Charting a New Course for Canadian Prosperity

  • National Newswatch

Recent polls reveal widespread dissatisfaction among Canadians, with 7 out of 10 believing the country is broken and 59 percent being angry or very angry with the federal government’s management. Since 2015, Canada's real GDP per capita grew by only 1.8 percent, while the U.S. surged 14 percent. We need a bold plan to revive our economy and restore Canadians' faith in a brighter tomorrow.

The next election presents an opportunity for any political party to redefine economic policy by proposing a simple but comprehensive “National Economic Strategy”.

The Strategy’s preamble could acknowledge that Canada’s future success depends on fostering innovation, promoting sustainable growth and shared prosperity. The document would then outline core principles such as fiscal responsibility, open markets, and innovation-driven growth. It would set key objectives like boosting GDP per capita, and private sector investment.

The Strategy might include targets such as increasing R&D spending to 2.5 percent of GDP by 2030, working with the provinces to reduce interprovincial trade barriers by 30 percent within four years, or achieving a top 10 ranking in global competitiveness.

Crucially, it would state how each federal department should align its policies with these economic goals, ensuring a whole-of-government approach to prosperity. For instance, Environment Canada would be tasked with streamlining the Impact Assessment Act, while the Finance department would be directed to review and simplify the tax legislation to encourage business investment.

More than just another list of campaign promises, the Strategy could boost growth by steering decisions across all federal departments and agencies. It could espouse fiscal responsibility, business-driven growth, and smart regulation—recognizing that a thriving private sector, not government intervention, is the true engine of prosperity.

The benefits would be substantial. First, it would provide much-needed policy consistency across government. No more contradictory policies or short-term thinking driven by fleeting trends. Instead, Canadians could expect a coherent, longer-term vision for economic growth.

Second, it would enhance accountability. With clear principles and immovable goalposts in place, measuring the success of government initiatives becomes much easier.

Third, it would signal to investors that Canada is open for business. Canada has less invested in machinery and equipment in real terms than in 2015 (which indicates our laggard productivity is likely to continue). By committing to growth-driven policies and smarter regulations, we could attract the capital needed to drive innovation and job creation.

Most importantly, it offers hope. When many Canadians feel the system is broken, a National Economic Strategy could provide a roadmap for renewal and show Canadians that their government takes our economic well-being seriously.

Crucially, the Strategy could help the government address important issues like the affordability crisis or climate change, encouraging more realistic and economically sound policies for these areas.

For instance, instead of mandating the sale of electric vehicles by set dates, the principles of the Strategy could encourage more innovative, cost-effective, market-aligned solutions for reducing emissions, such as tightening emissions targets for automakers. This approach offers greater flexibility to both consumers and manufacturers and could still significantly reduce emissions.

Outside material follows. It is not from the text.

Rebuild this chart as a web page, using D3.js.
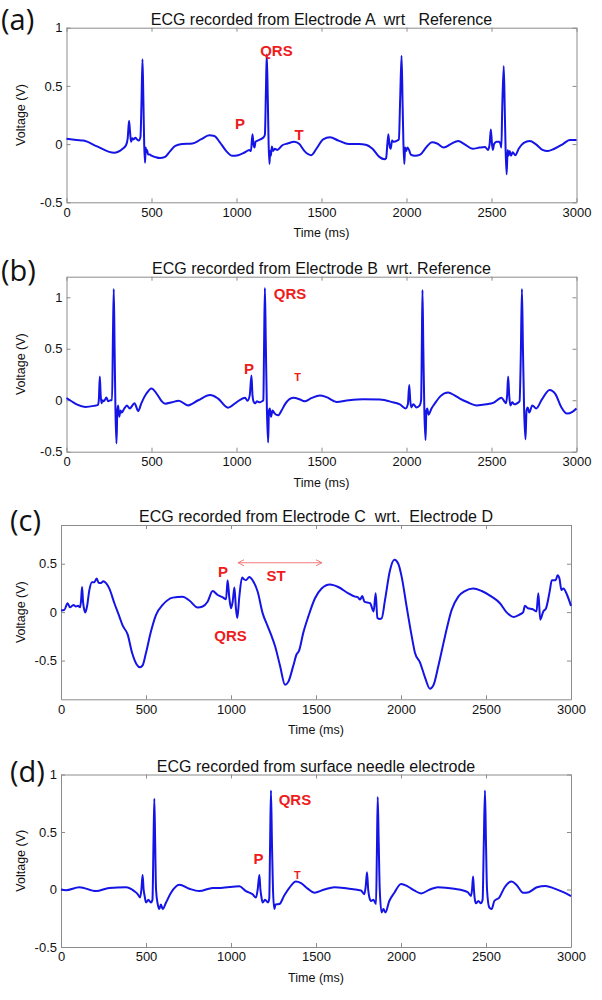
<!DOCTYPE html>
<html><head><meta charset="utf-8">
<script src="https://cdn.jsdelivr.net/npm/d3@7"></script>
<style>body{margin:0;background:#fff}svg{display:block}</style>
</head><body><svg id="chart" width="602" height="1000"></svg>
<script>
// ---- data (time in ms, voltage in V) ----
const timeA=[0,60,100,180,280,330,350,360,368,374,380,388,395,405,415,425,435,441,447,452,457,462,466,470,474,480,490,500,520,550,580,610,640,680,740,790,840,870,900,940,975,1010,1050,1075,1085,1094,1100,1106,1112,1125,1140,1160,1167,1173,1178,1184,1189,1194,1198,1202,1208,1215,1225,1240,1270,1300,1340,1370,1400,1440,1470,1510,1550,1600,1660,1720,1760,1800,1840,1870,1880,1893,1900,1907,1915,1925,1945,1955,1963,1971,1977,1982,1987,1992,1998,2005,2015,2025,2050,2080,2120,2150,2180,2220,2260,2305,2340,2390,2430,2462,2480,2489,2496,2503,2508,2515,2530,2545,2553,2558,2563,2572,2578,2583,2589,2595,2600,2607,2615,2625,2640,2660,2690,2725,2760,2800,2830,2870,2920,2960,3000];
const voltA=[0.045,0.035,0.03,-0.02,-0.075,-0.04,-0.01,0.05,0.2,0.1,0.02,0.05,0.04,0.055,0.04,0.03,0.06,0.35,0.73,0.4,0.0,-0.16,-0.03,-0.07,-0.05,-0.09,-0.09,-0.1,-0.11,-0.12,-0.11,-0.06,-0.015,0.0,0.005,0.04,0.075,0.07,0.02,-0.06,-0.1,-0.095,-0.07,-0.05,-0.06,0.085,0.0,-0.03,0.02,0.03,0.04,0.06,0.08,0.45,0.77,0.4,0.0,-0.17,-0.06,-0.1,-0.02,-0.06,-0.04,-0.05,-0.01,0.005,0.02,0.0,-0.06,-0.095,-0.04,0.04,0.058,0.03,0.0,0.0,-0.005,-0.04,-0.11,-0.13,-0.12,0.085,-0.01,-0.04,0.03,0.02,0.03,0.04,0.4,0.76,0.35,0.0,-0.17,-0.03,-0.06,-0.03,-0.05,-0.09,-0.1,-0.09,-0.02,0.015,0.005,-0.03,0.0,0.027,0.0,-0.04,-0.03,-0.025,-0.05,0.0,0.125,0.0,-0.05,0.0,0.02,0.02,0.0,-0.03,0.3,0.67,0.3,-0.05,-0.26,-0.05,-0.1,-0.06,-0.1,-0.07,-0.095,-0.04,0.01,0.026,0.0,-0.05,-0.06,-0.04,0.0,0.035,0.035];

const timeB=[0,30,60,110,160,185,190,196,201,206,212,220,235,245,260,268,273,278,283,288,294,299,304,310,318,325,340,355,372,400,422,440,470,500,530,560,580,620,660,715,775,845,890,950,1000,1050,1065,1078,1088,1094,1100,1110,1120,1135,1150,1158,1162,1167,1172,1179,1186,1191,1196,1203,1212,1225,1245,1265,1285,1333,1370,1400,1440,1490,1530,1588,1660,1745,1843,1920,1961,1995,2008,2016,2022,2028,2040,2059,2078,2086,2090,2094,2099,2105,2112,2117,2122,2130,2147,2166,2200,2245,2280,2314,2360,2412,2470,2510,2559,2575,2585,2592,2598,2604,2611,2622,2635,2650,2665,2672,2679,2685,2692,2700,2706,2713,2722,2740,2763,2796,2842,2876,2910,2944,2978,3000];
const voltB=[0.02,-0.01,-0.04,-0.065,-0.055,-0.045,0.0,0.23,0.05,-0.03,0.0,-0.01,0.026,-0.01,0.0,0.0,0.6,1.08,0.5,-0.1,-0.42,-0.1,-0.05,-0.16,-0.1,-0.12,-0.08,-0.05,-0.08,-0.03,-0.105,-0.03,0.065,0.115,0.065,-0.01,-0.033,-0.02,-0.005,-0.05,0.0,0.05,0.018,-0.072,-0.02,0.025,-0.005,0.05,0.24,0.05,-0.01,-0.03,-0.01,-0.02,-0.01,0.0,0.5,1.09,0.6,-0.1,-0.41,-0.1,-0.08,-0.16,-0.1,-0.13,-0.147,-0.1,-0.04,0.023,0.01,-0.01,0.02,0.046,0.03,-0.016,0.0,0.01,0.007,-0.02,-0.04,-0.08,-0.04,0.147,0.0,-0.07,-0.04,-0.07,-0.05,0.0,0.5,1.07,0.5,-0.1,-0.386,-0.1,-0.08,-0.14,-0.08,-0.033,0.04,0.075,0.05,0.016,-0.02,-0.05,-0.04,-0.026,0.025,-0.01,-0.03,0.05,0.23,0.05,-0.05,-0.02,-0.04,-0.03,-0.01,0.4,1.08,0.5,-0.1,-0.38,-0.1,-0.07,-0.12,-0.05,-0.08,0.006,0.1,0.06,-0.065,-0.13,-0.11,-0.08];

const timeC=[0,20,39,53,73,88,100,112,118,124,130,135,143,153,167,182,196,210,222,235,249,265,284,314,343,363,392,418,445,465,480,500,529,559,598,657,716,755,804,833,863,892,922,951,971,980,990,1000,1010,1020,1029,1037,1049,1065,1078,1088,1108,1127,1157,1186,1216,1235,1259,1288,1318,1337,1367,1386,1400,1425,1455,1494,1533,1582,1631,1690,1729,1745,1759,1773,1784,1818,1839,1851,1861,1876,1886,1906,1935,1961,1984,2004,2033,2063,2082,2112,2141,2170,2190,2220,2259,2298,2337,2376,2425,2475,2533,2582,2620,2662,2695,2718,2729,2747,2775,2797,2808,2819,2837,2853,2876,2887,2910,2921,2932,2944,2955,2977,3000];
const voltC=[0.017,0.024,0.092,0.05,0.075,0.058,0.065,0.05,0.12,0.26,0.1,0.04,-0.003,0.058,0.23,0.31,0.31,0.347,0.3,0.3,0.32,0.3,0.245,0.092,-0.044,-0.14,-0.23,-0.42,-0.54,-0.57,-0.55,-0.42,-0.2,-0.027,0.075,0.15,0.16,0.12,0.048,0.058,0.11,0.218,0.177,0.153,0.133,0.33,0.15,0.04,0.11,0.255,0.04,-0.06,0.16,0.357,0.337,0.33,0.364,0.33,0.21,-0.01,-0.146,-0.23,-0.35,-0.55,-0.75,-0.72,-0.55,-0.435,-0.4,-0.214,-0.044,0.143,0.245,0.286,0.26,0.194,0.16,0.155,0.13,0.167,0.109,0.092,0.007,0.194,-0.06,-0.07,-0.065,0.126,0.43,0.54,0.5,0.364,0.058,-0.248,-0.418,-0.52,-0.673,-0.79,-0.758,-0.554,-0.248,0.024,0.16,0.218,0.245,0.218,0.16,0.092,0.0,-0.05,-0.027,-0.003,0.065,0.04,0.03,0.007,0.194,-0.078,0.007,0.04,0.228,0.33,0.33,0.38,0.347,0.228,0.245,0.177,0.065];

const timeD=[0,29,108,206,284,382,431,451,465,473,480,486,492,500,514,529,538,544,549,554,559,569,578,588,598,618,647,696,755,814,892,941,1049,1088,1127,1147,1157,1167,1173,1178,1186,1200,1218,1225,1230,1235,1241,1247,1255,1262,1284,1314,1343,1382,1412,1451,1490,1549,1608,1686,1765,1784,1792,1800,1807,1814,1824,1838,1853,1858,1863,1869,1875,1886,1897,1908,1931,1961,2000,2039,2080,2118,2170,2216,2314,2392,2412,2418,2424,2429,2433,2441,2455,2470,2480,2487,2494,2500,2506,2519,2533,2549,2578,2610,2650,2680,2718,2752,2800,2850,2900,2955,3000];
const voltD=[0.0,-0.006,0.02,-0.014,0.014,0.02,-0.014,-0.04,-0.07,0.0,0.127,0.0,-0.056,-0.113,-0.09,-0.113,-0.09,0.4,0.79,0.4,0.0,-0.127,-0.17,-0.13,-0.17,-0.113,-0.028,0.042,0.006,-0.014,0.014,0.014,0.028,-0.014,-0.042,-0.07,0.0,0.127,0.0,-0.056,-0.113,-0.09,-0.113,-0.08,0.4,0.86,0.4,0.0,-0.17,-0.13,-0.127,-0.05,0.014,0.07,0.056,0.008,-0.028,0.0,0.02,0.008,-0.008,-0.042,0.02,0.15,0.0,-0.07,-0.1,-0.09,-0.127,0.3,0.805,0.4,0.0,-0.2,-0.17,-0.2,-0.1,-0.028,0.048,0.028,-0.01,-0.034,0.0,0.02,0.006,-0.022,-0.056,0.0,0.113,0.0,-0.07,-0.12,-0.1,-0.12,-0.09,0.4,0.86,0.4,0.0,-0.155,-0.17,-0.1,-0.07,0.02,0.07,0.04,-0.028,-0.023,0.02,0.03,0.01,-0.023,-0.057];

// ---- ticks, domains, labels ----
const xTicks=[0,500,1000,1500,2000,2500,3000];
const yTicksA=[-0.5,0,0.5,1];
const yTicksB=[-0.5,0,0.5,1];
const yTicksC=[-0.5,0,0.5];
const yTicksD=[-0.5,0,0.5,1];
const yDomainA=[-0.5,1];
const yDomainB=[-0.5,1.2];
const yDomainC=[-0.9,0.9];
const yDomainD=[-0.5,1];
const panelLetters=["(a)","(b)","(c)","(d)"];
const titles=["ECG recorded from Electrode A  wrt   Reference",
  "ECG recorded from Electrode B  wrt. Reference",
  "ECG recorded from Electrode C  wrt.  Electrode D",
  "ECG recorded from surface needle electrode"];
const xLabel="Time (ms)";
const yLabel="Voltage (V)";
// annotation texts and their data anchors
const annotA=[["QRS",1235,0.80,15],["P",1020,0.173,15],["T",1368,0.08,15]];
const annotB=[["QRS",1315,1.04,15],["P",1074,0.31,15],["T",1359,0.226,11]];
const annotC=[["P",953,0.415,15],["ST",1265,0.38,15],["QRS",997,-0.24,15]];
const annotD=[["QRS",1376,0.78,15],["P",1162,0.266,15],["T",1391,0.13,11]];
const arrowC=[1041,1535,0.51]; // ST interval arrow: start, end, level

// ---- layout ----
const panels=[
 {t:timeA,v:voltA,yt:yTicksA,yd:yDomainA,an:annotA,L:66.5,R:576.5,T:27.7,B:202.3},
 {t:timeB,v:voltB,yt:yTicksB,yd:yDomainB,an:annotB,L:66.5,R:576.5,T:276.7,B:451.7},
 {t:timeC,v:voltC,yt:yTicksC,yd:yDomainC,an:annotC,L:61,R:571,T:525,B:699.3},
 {t:timeD,v:voltD,yt:yTicksD,yd:yDomainD,an:annotD,L:61,R:571,T:774.5,B:947}
];
const letterY=[20,271,521,772];
const letterX=[1,1,10,10];
const FONT='"Liberation Sans", Arial, Helvetica, sans-serif';
const BOX='#8c8c8c';
const svg=d3.select("#chart");

panels.forEach((p,i)=>{
  const x=d3.scaleLinear().domain([0,3000]).range([p.L,p.R]);
  const y=d3.scaleLinear().domain(p.yd).range([p.B,p.T]);
  const g=svg.append("g");
  const styleAxis=sel=>{
    sel.selectAll(".domain").attr("stroke",BOX).attr("stroke-width",1);
    sel.selectAll(".tick line").attr("stroke",BOX);
    sel.selectAll("text").attr("fill","#111").style("font-family",FONT).style("font-size","13px");
  };
  g.append("g").attr("transform",`translate(0,${p.B})`)
    .call(d3.axisBottom(x).tickValues(xTicks).tickSizeInner(-4).tickSizeOuter(0).tickPadding(5).tickFormat(d=>String(d)))
    .call(styleAxis);
  g.append("g").attr("transform",`translate(0,${p.T})`)
    .call(d3.axisTop(x).tickValues(xTicks).tickSizeInner(-4).tickSizeOuter(0).tickFormat(""))
    .call(styleAxis);
  g.append("g").attr("transform",`translate(${p.L},0)`)
    .call(d3.axisLeft(y).tickValues(p.yt).tickSizeInner(-4).tickSizeOuter(0).tickPadding(4).tickFormat(d=>String(d)))
    .call(styleAxis);
  g.append("g").attr("transform",`translate(${p.R},0)`)
    .call(d3.axisRight(y).tickValues(p.yt).tickSizeInner(-4).tickSizeOuter(0).tickFormat(""))
    .call(styleAxis);
  g.selectAll(".domain").attr("fill","none");

  // signal
  const line=d3.line().x(k=>x(p.t[k])).y(k=>y(p.v[k])).curve(d3.curveMonotoneX);
  g.append("path").attr("d",line(d3.range(p.t.length)))
    .attr("fill","none").attr("stroke","#1414e6").attr("stroke-width",2)
    .attr("stroke-linejoin","round");

  // title, axis labels
  g.append("text").attr("x",(p.L+p.R)/2).attr("y",p.T-3).attr("text-anchor","middle")
    .style("white-space","pre").style("font-family",FONT).style("font-size","16px").attr("fill","#111")
    .text(titles[i]);
  g.append("text").attr("x",(p.L+p.R)/2).attr("y",p.B+35).attr("text-anchor","middle")
    .style("font-family",FONT).style("font-size","12.5px").attr("fill","#111").text(xLabel);
  g.append("text").attr("transform",`translate(25,${(p.T+p.B)/2}) rotate(-90)`).attr("text-anchor","middle")
    .style("font-family",FONT).style("font-size","12.5px").attr("fill","#111").text(yLabel);
  svg.append("text").attr("x",letterX[i]).attr("y",letterY[i]).attr("dy","0.35em")
    .style("font-family",'"Open Sans", "Noto Sans", sans-serif').style("font-size","29px").attr("fill","#111")
    .text(panelLetters[i]);

  // annotations
  p.an.forEach(a=>{
    g.append("text").attr("x",x(a[1])).attr("y",y(a[2])).attr("dy","0.36em").attr("text-anchor","middle")
      .style("font-family",FONT).style("font-weight","bold").style("font-size",a[3]+"px").attr("fill","#ee1c1c")
      .text(a[0]);
  });
  if(i===2){
    const x1=x(arrowC[0]),x2=x(arrowC[1]),ya=y(arrowC[2]);
    g.append("path").attr("d",`M${x1},${ya}H${x2}M${x1+6},${ya-3}L${x1},${ya}L${x1+6},${ya+3}M${x2-6},${ya-3}L${x2},${ya}L${x2-6},${ya+3}`)
      .attr("fill","none").attr("stroke","#f07a7a").attr("stroke-width",1);
  }
});
</script></body></html>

Consider the current affordability crisis. A recent Angus Reid poll found that 60 percent of Canadians struggle to manage their expenses. Government policies are partly to blame, as they often stand in the way of Canadians reaping the full benefits of an open economy. For example, despite advocating for free trade, the federal government imposes tariffs on many goods. Imported shoes and clothing can incur duties up to 18 percent. These barriers are unnecessary since there is no significant domestic industry requiring protection. Removing these tariffs could save Canadians up to $5 billion per year.

In practice, all government departments would align their policies with the Strategy's principles. Annual budgets and fiscal updates would explicitly reference how they support its objectives. The government could commit to providing annual updates to Parliament on progress, ensuring ongoing accountability.

Canada stands at a crossroads. We face a choice—stay with the current approach of piecemeal fixes, expanding bureaucracy, and sluggish growth, or chart a new course towards prosperity. A National Economic Strategy could offer that new direction, it could restore faith in our institutions and hope for our future.

As we approach the next election, political parties could show Canadians they are ready to bring a clear, unified economic vision to Canada by adopting such a strategy. It is the kind of bold, forward-thinking that Canadians are looking for.

Jerome Gessaroli, a senior fellow at the Macdonald-Laurier Institute, leads the Sound Economic Policy Project at the British Columbia Institute of Technology.